Creating a webcam recording is getting easier and easier with modern browser technology. Years ago you had to rely on things like Flash (now being taken out the back and quietly put down by Adobe) or Silverlight or other convoluted plug-ins with questionable stability to offer a camera recorder on your site.
Embed a modern recorder on your site through our HTML5 Video Camera API
But that’s only half the story. If you are going to let your users subject their opinions onto the rest of the world via YouTube or other platforms, then you probably want their videos to look half-decent. After all, people will associate your user-generated videos with your brand and you also want them to hang around and pay you a bit more attention – something you can achieve if your video creators look more like they made an effort to comb their hair and light the scene properly 🙂
4 Tips for your users to create better webcam recordings
So here are our four Clipchamp tips to creating a decent webcam video – feel free to share these tips with your users so you’ll get top-notch clips from them.
1) Let There Be Light
And it was so. Sitting in the dark is both literally and metaphorically not good for you or your viewers. There are a lot of Webcam lighting tutorials on good webcam lighting online but a quality setup doesn’t need to be expensive. And they’ll last for ages.
But if you’re really short of budget the simple solution is to get yourself outside. Try and avoid bright sunshine because first, that’ll make you squint and secondly, any shadows in the background or across your body will stand out like a sore thumb. The best thing to do is try and opt for a relatively cloudy day, around late morning or early afternoon when the sun is still bright but not directly overhead.
2) Position Yourself
There’s a long conversation about this when it comes to your personal brand, but that’s not what we mean here. Basically make sure the camera is correct in relation to your face. NO-ONE wants to see up your nose, and if you look like you’re staring upwards all the time, it’ll start to look awkward to the viewer, and feel even more so for you.
Mix up your positions too. You don’t have to stay still for the whole recording. Or have the same background. Which will work better when you then jump cut the edit.
3) Jump Cut The Edit
Jump cutting is the simplest and quickest way to record any video. It goes a little something like this: get a friend to read a line to you, record you saying the line, stop the camera. Repeat until script is completed.

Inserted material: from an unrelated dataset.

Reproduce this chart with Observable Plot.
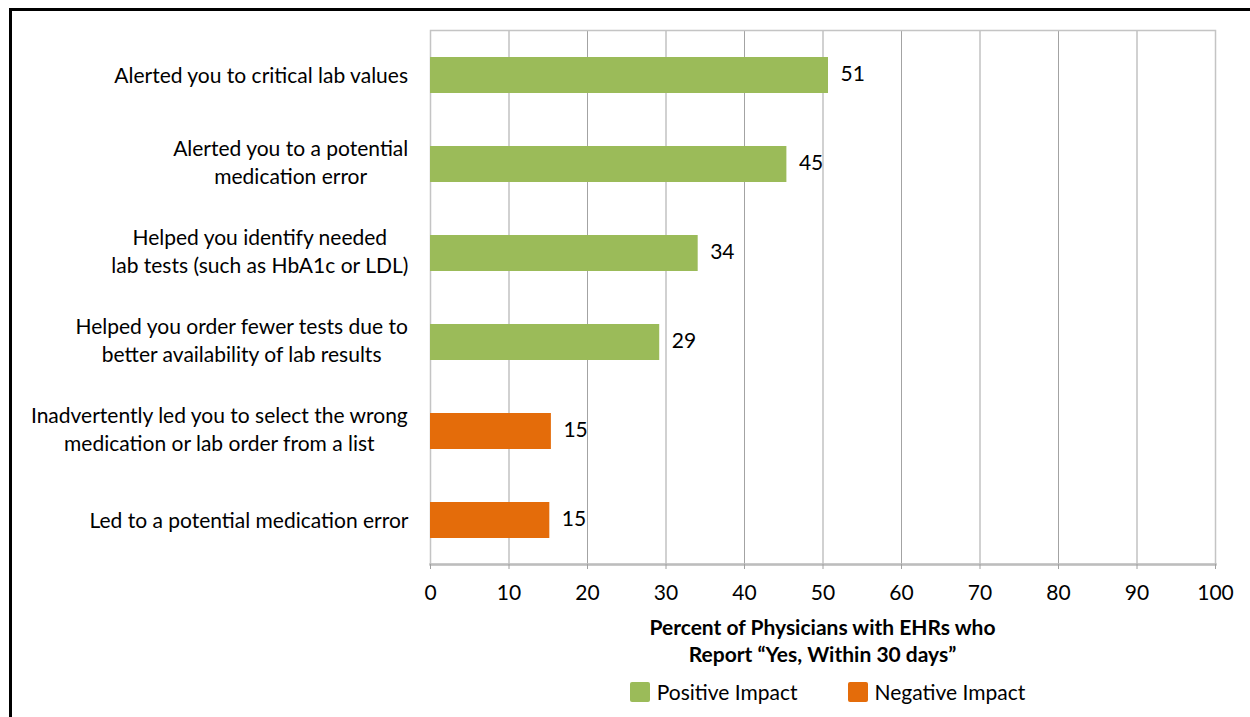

You then take all the little bits you’ve recorded and stitch them together in the edit. You might think it could look like a random jigsaw puzzle and feel awkward and, in your first few attempts, it probably will. But you can make some hot looking videos if you can get this working well for you. Check out (the sometimes offensive) Nicole Arbour who does this well if you want any tips.
4) Keep It Short, Stupid
This won’t end well.
Too much of a good thing can be like eating a whole pizza yourself made for 4 people. It seems like a good idea at the start but afterwards, you’re going to suffer for a good few hours and there’s nothing you can do to take it all back.
Video recordings are the same. If in doubt, keep it to 90 seconds. If you think you can keep the audience engaged beyond that, then go for longer, but if you have ANY DOUBT AT ALL, shut up after that point. Ten lots of 90 second videos are going to garner you more attention (and more traffic on YouTube) than a 15-minute epic where people fall asleep after three minutes. You can also drip-feed shorter videos. You can’t drip feed one email.
So if you want to build yourself a YouTube or Facebook empire, hitting the HTML5 webcam bandwagon is a good way to do it. Of course, no amount of editing can help you if you’re boring, but even the most niche subjects can build huge followings. After all, if network TV can produce a show based on fish tank make-overs, then we’re pretty confident you can make successful web video series too.